Brandon Hughes is another young arm who received his opportunity this season, making his MLB debut on the same night as Morel. The 26-year-old lefty has emerged as a reliable option in the bullpen with a 3.24 ERA and 21 strikeouts in 16.2 innings.
The Cubs used 69 different players in 2021 — an MLB record. Players who are looking for opportunity know they can find it in Chicago.
Chicagoland native Eric Stout was up in the bullpen for only a few days on the last homestand before he was designated for assignment but he was aware of the opportunity for journeyman players like him.
“You know they give guys shots,” Stout said after his call-up last week.
Stout began the year with Triple-A Iowa and saw players like Swarmer and Hughes get the call to Chicago to make their MLB debuts.
“When you see them getting called up when they’re doing well, it’s like, ‘alright, if I go out and put up some numbers, my shot might come,'” Stout said.
Adrian Sampson had a similar mindset on the Cubs late last season and compared the opportunities to “Game of Thrones” with long-term roster spots up for grabs.

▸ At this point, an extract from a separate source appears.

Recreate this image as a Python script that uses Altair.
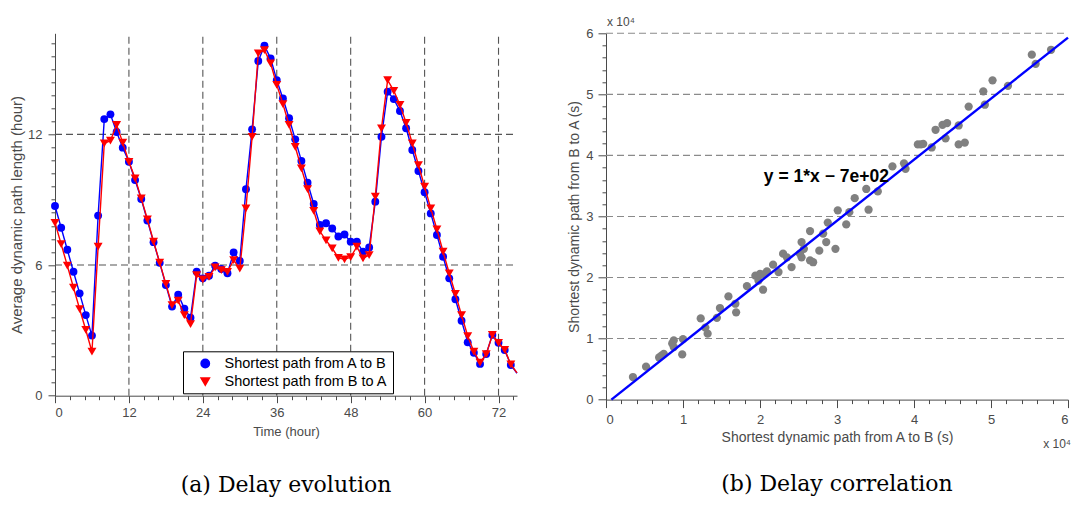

When the Cubs faced a 40-man roster crunch earlier in the season, Sampson was the casualty and designated for assignment. He wound up in Seattle but after the Mariners placed him on waivers, he elected free agency and knew immediately he wanted to return to the Cubs.
“I’ve been a couple places and I just appreciate how the Cubs have their attention to detail and their willingness to get guys better no matter who they are,” Sampson said. “You’re not gonna be a finished product so they always want to keep getting you better.
“It’s been awesome. I’m lucky to be back here.”
Sampson is still riding the Iowa-to-Chicago shuttle (he was recalled last week, optioned to Triple-A on Monday and recalled again on Thursday) but turned heads with his relief outing Sunday (4.2 shutout innings).
As players receive new opportunities throughout the rest of the 2022 Cubs season, it will be interesting to see who else emerges and becomes a potential long-term piece for this franchise.